## [WHAT YOU WILL DO]
From the first line of the data below through the line holding "W, H = 1390, 994", output each line exactly and leave the pictures out.

## [MATERIAL PROVIDED]
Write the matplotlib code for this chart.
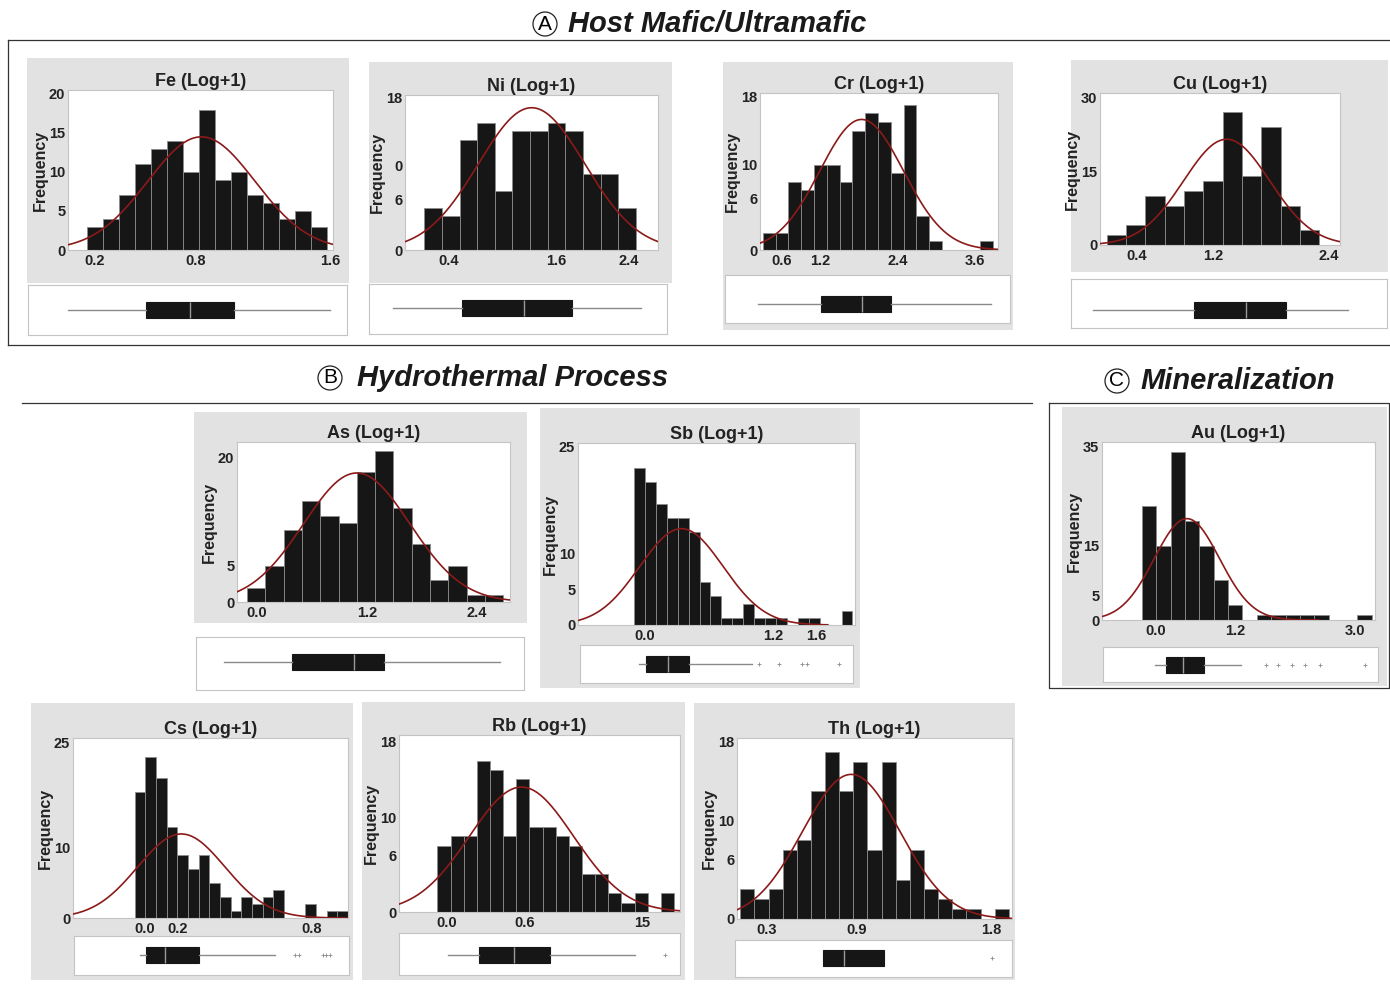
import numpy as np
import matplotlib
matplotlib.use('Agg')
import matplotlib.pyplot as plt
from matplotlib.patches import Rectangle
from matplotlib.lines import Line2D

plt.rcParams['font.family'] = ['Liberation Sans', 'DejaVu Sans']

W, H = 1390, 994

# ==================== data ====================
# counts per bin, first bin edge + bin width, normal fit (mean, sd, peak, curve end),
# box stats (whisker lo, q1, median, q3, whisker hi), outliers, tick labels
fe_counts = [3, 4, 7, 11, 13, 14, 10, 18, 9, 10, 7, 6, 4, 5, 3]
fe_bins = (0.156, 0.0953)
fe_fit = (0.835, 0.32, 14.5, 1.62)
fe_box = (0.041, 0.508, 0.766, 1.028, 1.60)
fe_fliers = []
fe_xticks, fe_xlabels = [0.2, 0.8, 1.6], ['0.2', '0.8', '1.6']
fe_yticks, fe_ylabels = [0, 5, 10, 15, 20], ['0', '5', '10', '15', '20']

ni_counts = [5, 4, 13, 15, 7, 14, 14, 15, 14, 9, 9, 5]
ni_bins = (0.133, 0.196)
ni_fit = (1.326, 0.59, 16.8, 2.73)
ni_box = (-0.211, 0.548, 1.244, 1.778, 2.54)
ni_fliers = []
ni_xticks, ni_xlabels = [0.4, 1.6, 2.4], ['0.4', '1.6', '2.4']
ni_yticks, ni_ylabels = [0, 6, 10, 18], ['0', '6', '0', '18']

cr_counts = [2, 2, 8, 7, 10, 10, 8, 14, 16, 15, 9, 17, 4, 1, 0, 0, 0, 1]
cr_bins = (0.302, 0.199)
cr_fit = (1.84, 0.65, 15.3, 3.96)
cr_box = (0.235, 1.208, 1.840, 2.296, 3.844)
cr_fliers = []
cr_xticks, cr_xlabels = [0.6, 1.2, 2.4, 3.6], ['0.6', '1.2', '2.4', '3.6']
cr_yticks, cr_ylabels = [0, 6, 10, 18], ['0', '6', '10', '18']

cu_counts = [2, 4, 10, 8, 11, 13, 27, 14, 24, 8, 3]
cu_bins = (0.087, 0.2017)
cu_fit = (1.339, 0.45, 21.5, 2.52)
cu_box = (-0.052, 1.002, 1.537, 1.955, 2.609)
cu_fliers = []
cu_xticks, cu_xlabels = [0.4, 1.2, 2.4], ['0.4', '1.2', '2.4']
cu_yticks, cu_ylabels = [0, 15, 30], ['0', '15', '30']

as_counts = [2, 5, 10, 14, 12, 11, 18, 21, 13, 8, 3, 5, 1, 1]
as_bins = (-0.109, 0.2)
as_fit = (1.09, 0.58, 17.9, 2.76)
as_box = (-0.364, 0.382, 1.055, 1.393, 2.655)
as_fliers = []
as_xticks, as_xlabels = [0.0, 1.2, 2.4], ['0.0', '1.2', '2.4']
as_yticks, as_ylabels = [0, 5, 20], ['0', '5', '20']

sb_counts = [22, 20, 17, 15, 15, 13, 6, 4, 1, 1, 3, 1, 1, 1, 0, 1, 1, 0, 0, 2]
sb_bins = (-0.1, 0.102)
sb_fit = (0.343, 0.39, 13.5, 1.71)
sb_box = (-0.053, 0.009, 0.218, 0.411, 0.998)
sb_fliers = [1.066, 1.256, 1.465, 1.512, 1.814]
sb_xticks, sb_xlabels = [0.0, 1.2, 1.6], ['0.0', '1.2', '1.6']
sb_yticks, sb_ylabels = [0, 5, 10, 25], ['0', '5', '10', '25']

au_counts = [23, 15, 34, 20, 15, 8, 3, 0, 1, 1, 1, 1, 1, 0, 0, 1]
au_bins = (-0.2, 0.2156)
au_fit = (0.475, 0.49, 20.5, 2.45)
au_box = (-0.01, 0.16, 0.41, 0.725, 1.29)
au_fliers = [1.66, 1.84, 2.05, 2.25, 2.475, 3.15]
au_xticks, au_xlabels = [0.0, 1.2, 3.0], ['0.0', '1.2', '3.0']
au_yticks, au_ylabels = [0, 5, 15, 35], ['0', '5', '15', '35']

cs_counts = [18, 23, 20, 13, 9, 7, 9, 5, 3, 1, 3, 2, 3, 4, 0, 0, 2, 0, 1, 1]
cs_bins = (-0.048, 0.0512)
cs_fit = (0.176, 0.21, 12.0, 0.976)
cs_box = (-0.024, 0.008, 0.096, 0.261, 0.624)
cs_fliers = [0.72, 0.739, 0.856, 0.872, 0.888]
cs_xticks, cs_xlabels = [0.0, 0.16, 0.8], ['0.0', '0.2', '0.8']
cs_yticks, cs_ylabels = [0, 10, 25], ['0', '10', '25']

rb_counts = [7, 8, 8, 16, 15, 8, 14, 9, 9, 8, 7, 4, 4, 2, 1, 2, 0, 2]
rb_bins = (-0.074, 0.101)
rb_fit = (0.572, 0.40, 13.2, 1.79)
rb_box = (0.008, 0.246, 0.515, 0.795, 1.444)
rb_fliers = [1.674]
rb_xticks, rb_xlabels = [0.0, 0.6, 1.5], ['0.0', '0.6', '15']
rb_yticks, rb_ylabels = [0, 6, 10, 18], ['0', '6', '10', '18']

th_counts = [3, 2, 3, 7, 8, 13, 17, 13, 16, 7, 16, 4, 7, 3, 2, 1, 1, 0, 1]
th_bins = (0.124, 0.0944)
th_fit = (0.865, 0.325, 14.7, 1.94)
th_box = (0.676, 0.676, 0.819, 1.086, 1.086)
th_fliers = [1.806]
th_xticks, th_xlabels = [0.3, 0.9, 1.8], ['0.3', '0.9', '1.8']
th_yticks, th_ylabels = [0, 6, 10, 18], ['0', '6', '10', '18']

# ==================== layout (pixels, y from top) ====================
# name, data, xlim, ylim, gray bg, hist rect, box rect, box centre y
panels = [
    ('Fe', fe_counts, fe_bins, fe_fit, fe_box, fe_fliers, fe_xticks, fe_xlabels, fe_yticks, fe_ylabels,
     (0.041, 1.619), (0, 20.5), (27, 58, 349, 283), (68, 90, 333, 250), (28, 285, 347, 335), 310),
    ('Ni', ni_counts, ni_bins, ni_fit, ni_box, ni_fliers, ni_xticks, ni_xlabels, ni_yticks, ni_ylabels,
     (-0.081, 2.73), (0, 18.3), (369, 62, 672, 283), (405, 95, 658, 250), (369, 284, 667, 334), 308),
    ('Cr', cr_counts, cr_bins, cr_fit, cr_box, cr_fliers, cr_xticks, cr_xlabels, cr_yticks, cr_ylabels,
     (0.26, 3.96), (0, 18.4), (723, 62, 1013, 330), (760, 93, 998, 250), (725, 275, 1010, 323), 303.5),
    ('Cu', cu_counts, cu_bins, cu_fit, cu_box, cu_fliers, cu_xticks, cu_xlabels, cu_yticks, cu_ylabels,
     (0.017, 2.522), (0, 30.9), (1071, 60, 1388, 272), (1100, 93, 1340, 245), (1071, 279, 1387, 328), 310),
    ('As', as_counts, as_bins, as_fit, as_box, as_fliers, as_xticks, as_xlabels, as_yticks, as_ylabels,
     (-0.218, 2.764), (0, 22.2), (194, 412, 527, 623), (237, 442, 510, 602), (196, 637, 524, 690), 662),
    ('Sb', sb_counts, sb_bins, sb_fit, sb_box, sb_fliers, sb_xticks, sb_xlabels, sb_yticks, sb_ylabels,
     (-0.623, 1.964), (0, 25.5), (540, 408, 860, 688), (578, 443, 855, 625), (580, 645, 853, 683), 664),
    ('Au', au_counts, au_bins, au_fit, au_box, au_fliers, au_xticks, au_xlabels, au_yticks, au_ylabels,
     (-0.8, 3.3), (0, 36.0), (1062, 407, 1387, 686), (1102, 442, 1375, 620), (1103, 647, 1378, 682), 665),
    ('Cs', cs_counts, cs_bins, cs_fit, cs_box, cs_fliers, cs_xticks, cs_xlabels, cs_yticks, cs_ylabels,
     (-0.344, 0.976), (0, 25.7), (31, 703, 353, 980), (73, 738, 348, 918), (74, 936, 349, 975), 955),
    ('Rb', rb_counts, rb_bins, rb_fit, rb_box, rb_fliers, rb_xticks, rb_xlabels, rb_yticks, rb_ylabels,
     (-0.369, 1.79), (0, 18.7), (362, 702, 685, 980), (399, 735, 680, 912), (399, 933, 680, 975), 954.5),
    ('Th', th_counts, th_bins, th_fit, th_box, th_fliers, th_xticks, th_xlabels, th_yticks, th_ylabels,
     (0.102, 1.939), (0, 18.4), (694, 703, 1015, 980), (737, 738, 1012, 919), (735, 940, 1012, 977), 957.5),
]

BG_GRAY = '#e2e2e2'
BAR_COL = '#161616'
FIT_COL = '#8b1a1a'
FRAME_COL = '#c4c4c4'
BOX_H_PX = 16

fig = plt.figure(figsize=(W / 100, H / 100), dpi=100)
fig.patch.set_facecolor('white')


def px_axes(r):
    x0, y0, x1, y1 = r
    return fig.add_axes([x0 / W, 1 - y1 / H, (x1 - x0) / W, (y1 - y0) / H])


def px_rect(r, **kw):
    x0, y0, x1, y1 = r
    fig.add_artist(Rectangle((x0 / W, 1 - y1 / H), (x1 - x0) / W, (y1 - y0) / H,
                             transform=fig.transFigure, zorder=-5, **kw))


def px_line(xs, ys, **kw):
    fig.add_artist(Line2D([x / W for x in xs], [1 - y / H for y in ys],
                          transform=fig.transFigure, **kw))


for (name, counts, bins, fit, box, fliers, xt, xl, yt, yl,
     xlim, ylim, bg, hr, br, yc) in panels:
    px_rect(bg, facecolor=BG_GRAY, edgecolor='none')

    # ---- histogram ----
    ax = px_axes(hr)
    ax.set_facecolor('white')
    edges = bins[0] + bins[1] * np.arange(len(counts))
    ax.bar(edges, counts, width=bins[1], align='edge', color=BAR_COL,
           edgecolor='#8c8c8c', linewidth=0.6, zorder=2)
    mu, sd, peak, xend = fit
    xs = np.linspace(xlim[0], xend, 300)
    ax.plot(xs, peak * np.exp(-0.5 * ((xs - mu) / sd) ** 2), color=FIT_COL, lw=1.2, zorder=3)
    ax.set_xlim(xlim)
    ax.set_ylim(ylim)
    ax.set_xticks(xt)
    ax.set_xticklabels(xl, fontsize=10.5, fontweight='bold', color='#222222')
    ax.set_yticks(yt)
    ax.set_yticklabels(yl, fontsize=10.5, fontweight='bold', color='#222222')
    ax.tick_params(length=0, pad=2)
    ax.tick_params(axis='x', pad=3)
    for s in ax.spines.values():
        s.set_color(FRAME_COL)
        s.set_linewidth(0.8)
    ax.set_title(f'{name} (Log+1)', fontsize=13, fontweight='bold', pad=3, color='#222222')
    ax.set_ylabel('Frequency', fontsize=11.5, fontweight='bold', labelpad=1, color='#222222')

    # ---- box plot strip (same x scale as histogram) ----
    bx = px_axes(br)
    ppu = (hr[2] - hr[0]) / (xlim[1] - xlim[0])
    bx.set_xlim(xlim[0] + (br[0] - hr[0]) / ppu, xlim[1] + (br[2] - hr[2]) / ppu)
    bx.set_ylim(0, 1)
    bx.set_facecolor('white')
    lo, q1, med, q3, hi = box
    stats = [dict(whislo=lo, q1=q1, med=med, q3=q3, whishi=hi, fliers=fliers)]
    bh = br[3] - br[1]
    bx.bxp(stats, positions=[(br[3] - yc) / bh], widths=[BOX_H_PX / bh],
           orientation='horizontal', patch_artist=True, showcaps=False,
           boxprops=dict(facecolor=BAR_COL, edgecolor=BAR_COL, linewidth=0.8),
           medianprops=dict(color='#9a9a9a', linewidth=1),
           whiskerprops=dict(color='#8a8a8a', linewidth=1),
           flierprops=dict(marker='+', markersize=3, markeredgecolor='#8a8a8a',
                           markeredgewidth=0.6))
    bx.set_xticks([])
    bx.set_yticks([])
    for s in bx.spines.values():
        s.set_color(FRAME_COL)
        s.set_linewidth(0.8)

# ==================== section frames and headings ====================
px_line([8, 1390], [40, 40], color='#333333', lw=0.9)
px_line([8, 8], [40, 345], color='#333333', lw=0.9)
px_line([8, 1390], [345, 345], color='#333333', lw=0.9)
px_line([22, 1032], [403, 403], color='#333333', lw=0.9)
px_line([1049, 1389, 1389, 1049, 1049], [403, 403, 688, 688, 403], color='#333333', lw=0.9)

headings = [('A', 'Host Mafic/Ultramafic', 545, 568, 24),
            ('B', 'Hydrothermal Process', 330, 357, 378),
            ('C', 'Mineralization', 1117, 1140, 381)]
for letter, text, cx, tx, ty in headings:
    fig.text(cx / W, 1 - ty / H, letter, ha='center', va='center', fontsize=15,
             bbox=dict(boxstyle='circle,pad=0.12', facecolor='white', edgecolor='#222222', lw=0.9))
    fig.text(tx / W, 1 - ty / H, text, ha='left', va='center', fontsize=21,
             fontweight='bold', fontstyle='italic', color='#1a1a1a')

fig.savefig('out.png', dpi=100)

## [ANSWER BELOW]
Write the matplotlib code for this chart.
import numpy as np
import matplotlib
matplotlib.use('Agg')
import matplotlib.pyplot as plt
from matplotlib.patches import Rectangle
from matplotlib.lines import Line2D

plt.rcParams['font.family'] = ['Liberation Sans', 'DejaVu Sans']

W, H = 1390, 994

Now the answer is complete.